WRITTEN PROBLEM =>
Set out every line bearing the string "this".

RECORDS TO USE =>
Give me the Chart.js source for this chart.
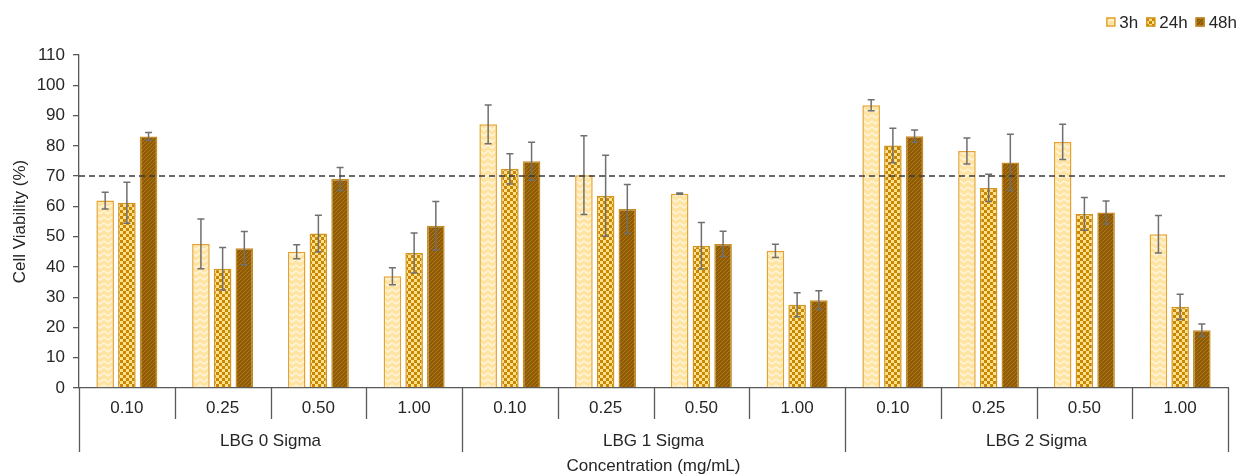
<!DOCTYPE html>
<html>
<head>
<meta charset="utf-8">
<script src="https://cdn.jsdelivr.net/npm/chart.js@4.4.0/dist/chart.umd.min.js"></script>
<style>
  html, body { margin: 0; padding: 0; background: #fff; }
  #wrap { width: 1240px; height: 476px; position: relative; }
</style>
</head>
<body>
<div id="wrap"><canvas id="viability"></canvas></div>
<script>
// concentrations (mg/mL) for each LBG sample
const concLabels = ['0.10', '0.25', '0.50', '1.00', '0.10', '0.25', '0.50', '1.00', '0.10', '0.25', '0.50', '1.00'];
const groupLabels = ['LBG 0 Sigma', 'LBG 1 Sigma', 'LBG 2 Sigma'];
const seriesNames = ['3h', '24h', '48h'];

// mean cell viability (%)
const viab3h  = [61.9, 47.6, 45.0, 36.9, 87.1, 70.3, 64.2, 45.3, 93.4, 78.3, 81.3, 50.8];
const viab24h = [61.2, 39.4, 51.0, 44.6, 72.4, 63.5, 47.0, 27.5, 80.1, 66.1, 57.5, 26.8];
const viab48h = [83.1, 46.2, 69.0, 53.6, 74.9, 59.1, 47.6, 29.0, 83.2, 74.5, 58.0, 19.1];

// standard deviations
const sd3h  = [2.8, 8.2, 2.3, 2.8, 6.4, 13.0, 0.2, 2.2, 1.8, 4.3, 5.8, 6.2];
const sd24h = [6.8, 7.0, 6.1, 6.6, 5.0, 13.4, 7.7, 4.0, 5.7, 4.5, 5.4, 4.2];
const sd48h = [1.3, 5.5, 3.8, 8.0, 6.3, 8.1, 4.2, 3.1, 2.0, 9.3, 3.8, 2.0];

const cutoff = 70; // cytotoxicity threshold

const FONT = "'Liberation Sans', Arial, sans-serif";
const textColor = '#262626';
const axisColor = '#595959';

// small tiled fills for the bars
function makePattern(kind) {
    const c = document.createElement('canvas');
    const g = c.getContext('2d');
    if (kind === 'wave') {
        c.width = 8; c.height = 6;
        g.fillStyle = '#ffe3a2';
        g.fillRect(0, 0, 8, 6);
        g.strokeStyle = '#fff4d6';
        g.lineWidth = 1.6;
        g.beginPath();
        g.moveTo(0, 1); g.lineTo(4, 4); g.lineTo(8, 1);
        g.stroke();
    } else if (kind === 'checker') {
        c.width = 6; c.height = 6;
        g.fillStyle = '#ffe08e';
        g.fillRect(0, 0, 6, 6);
        g.fillStyle = '#c98700';
        g.fillRect(0, 0, 3, 3);
        g.fillRect(3, 3, 3, 3);
    } else {
        c.width = 4; c.height = 4;
        g.fillStyle = '#8f5c05';
        g.fillRect(0, 0, 4, 4);
        g.strokeStyle = '#ad771a';
        g.lineWidth = 1;
        g.beginPath();
        g.moveTo(0, 4); g.lineTo(4, 0);
        g.moveTo(-1, 1); g.lineTo(1, -1);
        g.moveTo(3, 5); g.lineTo(5, 3);
        g.stroke();
    }
    return g.createPattern(c, 'repeat');
}

const ctx = document.getElementById('viability').getContext('2d');

const errorSets = [sd3h, sd24h, sd48h];

// error bars on top of every bar, plus the 70 % line
const errorBars = {
    id: 'errorBars',
    afterDatasetsDraw(chart) {
        const c = chart.ctx;
        const y = chart.scales.y;
        c.save();
        c.strokeStyle = '#707070';
        c.lineWidth = 1.5;
        chart.data.datasets.forEach((ds, d) => {
            const meta = chart.getDatasetMeta(d);
            meta.data.forEach((bar, i) => {
                const v = ds.data[i], e = errorSets[d][i];
                const yTop = y.getPixelForValue(v + e);
                const yBot = y.getPixelForValue(v - e);
                c.beginPath();
                c.moveTo(bar.x, yTop); c.lineTo(bar.x, yBot);
                c.moveTo(bar.x - 3.5, yTop); c.lineTo(bar.x + 3.5, yTop);
                c.moveTo(bar.x - 3.5, yBot); c.lineTo(bar.x + 3.5, yBot);
                c.stroke();
            });
        });
        const yc = y.getPixelForValue(cutoff);
        c.strokeStyle = '#3a3a3a';
        c.setLineDash([6, 4]);
        c.beginPath();
        c.moveTo(chart.chartArea.left, yc);
        c.lineTo(chart.chartArea.right, yc);
        c.stroke();
        c.restore();
    }
};

// two-level category axis: concentrations, then sample groups
const groupAxis = {
    id: 'groupAxis',
    afterDraw(chart) {
        const c = chart.ctx;
        const x = chart.scales.x;
        const base = chart.chartArea.bottom;
        const n = concLabels.length;
        const step = (x.right - x.left) / n;
        c.save();
        c.strokeStyle = axisColor;
        c.lineWidth = 1.3;
        for (let i = 0; i <= n; i++) {
            const bx = Math.round(x.left + i * step) + 0.5;
            c.beginPath();
            c.moveTo(bx, base);
            c.lineTo(bx, i % 4 === 0 ? base + 64 : base + 31);
            c.stroke();
        }
        c.fillStyle = textColor;
        c.font = '17px ' + FONT;
        c.textAlign = 'center';
        c.textBaseline = 'middle';
        concLabels.forEach((lab, i) => {
            c.fillText(lab, x.getPixelForValue(i), base + 20);
        });
        groupLabels.forEach((lab, g) => {
            const cx = (x.getPixelForValue(g * 4) + x.getPixelForValue(g * 4 + 3)) / 2;
            c.fillText(lab, cx, base + 53);
        });
        c.fillText('Concentration (mg/mL)', (x.left + x.right) / 2, base + 78);
        c.restore();
    }
};

// compact legend in the top right corner
const cornerLegend = {
    id: 'cornerLegend',
    afterDraw(chart) {
        const c = chart.ctx;
        const box = 9, gap = 4, spacing = 8, yMid = 22;
        c.save();
        c.font = '17px ' + FONT;
        c.textBaseline = 'middle';
        c.textAlign = 'left';
        const items = chart.data.datasets.map(ds => ({ ds, w: c.measureText(ds.label).width }));
        let total = items.reduce((s, it) => s + box + gap + it.w, 0) + spacing * (items.length - 1);
        let xPos = chart.width - 3 - total;
        items.forEach(({ ds, w }) => {
            c.fillStyle = ds.backgroundColor;
            c.fillRect(xPos, yMid - box / 2, box, box);
            c.strokeStyle = ds.borderColor;
            c.lineWidth = 1.5;
            c.strokeRect(xPos + 0.5, yMid - box / 2 + 0.5, box - 1, box - 1);
            c.fillStyle = textColor;
            c.fillText(ds.label, xPos + box + gap, yMid + 1);
            xPos += box + gap + w + spacing;
        });
        c.restore();
    }
};

const patterns = [makePattern('wave'), makePattern('checker'), makePattern('hatch')];
const borders = ['#e4a331', '#d4951c', '#c68b22'];
const values = [viab3h, viab24h, viab48h];

new Chart(ctx, {
    type: 'bar',
    data: {
        labels: concLabels,
        datasets: seriesNames.map((name, k) => ({
            label: name,
            data: values[k],
            backgroundColor: patterns[k],
            borderColor: borders[k],
            borderWidth: 1.5,
            categoryPercentage: 0.68,
            barPercentage: 0.81
        }))
    },
    options: {
        responsive: true,
        maintainAspectRatio: false,
        animation: false,
        devicePixelRatio: 1,
        layout: { padding: { top: 55, left: 0, right: 12, bottom: 0 } },
        plugins: {
            legend: { display: false },
            tooltip: { enabled: false }
        },
        scales: {
            x: {
                grid: { display: false },
                ticks: { display: false },
                border: { display: true, color: axisColor, width: 1.3 },
                afterFit(scale) { scale.height = 88; }
            },
            y: {
                min: 0,
                max: 110,
                ticks: {
                    stepSize: 10,
                    padding: 8,
                    color: textColor,
                    font: { family: FONT, size: 17 }
                },
                grid: { drawOnChartArea: false, tickLength: 6, color: axisColor, lineWidth: 1.3 },
                border: { color: axisColor, width: 1.3 },
                title: {
                    display: true,
                    text: 'Cell Viability (%)',
                    color: textColor,
                    font: { family: FONT, size: 17 },
                    padding: { top: 10, bottom: 0 }
                },
                afterFit(scale) { scale.width = 79; }
            }
        }
    },
    plugins: [errorBars, groupAxis, cornerLegend]
});
</script>
</body>
</html>
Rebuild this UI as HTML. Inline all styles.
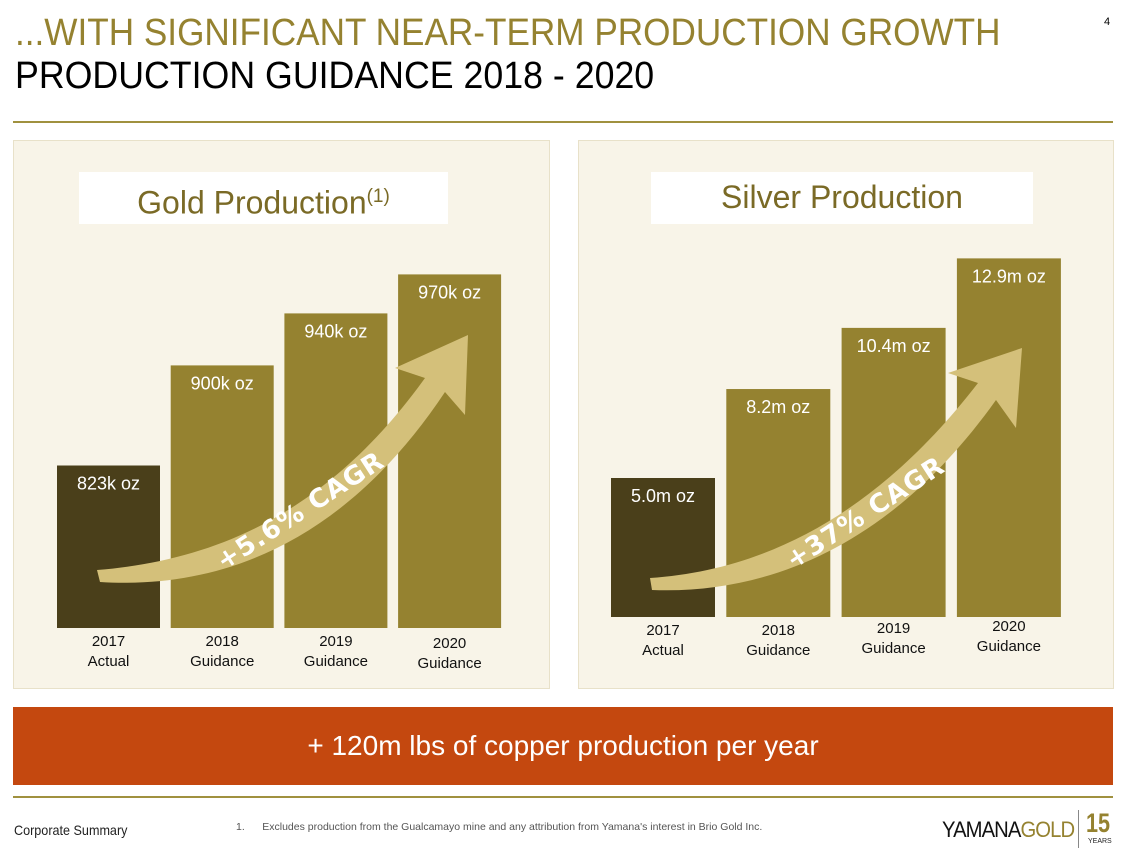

COMPLETE OUTPUT =>
Give me the Chart.js source for this chart.
Rebuild this UI as HTML. Inline all styles.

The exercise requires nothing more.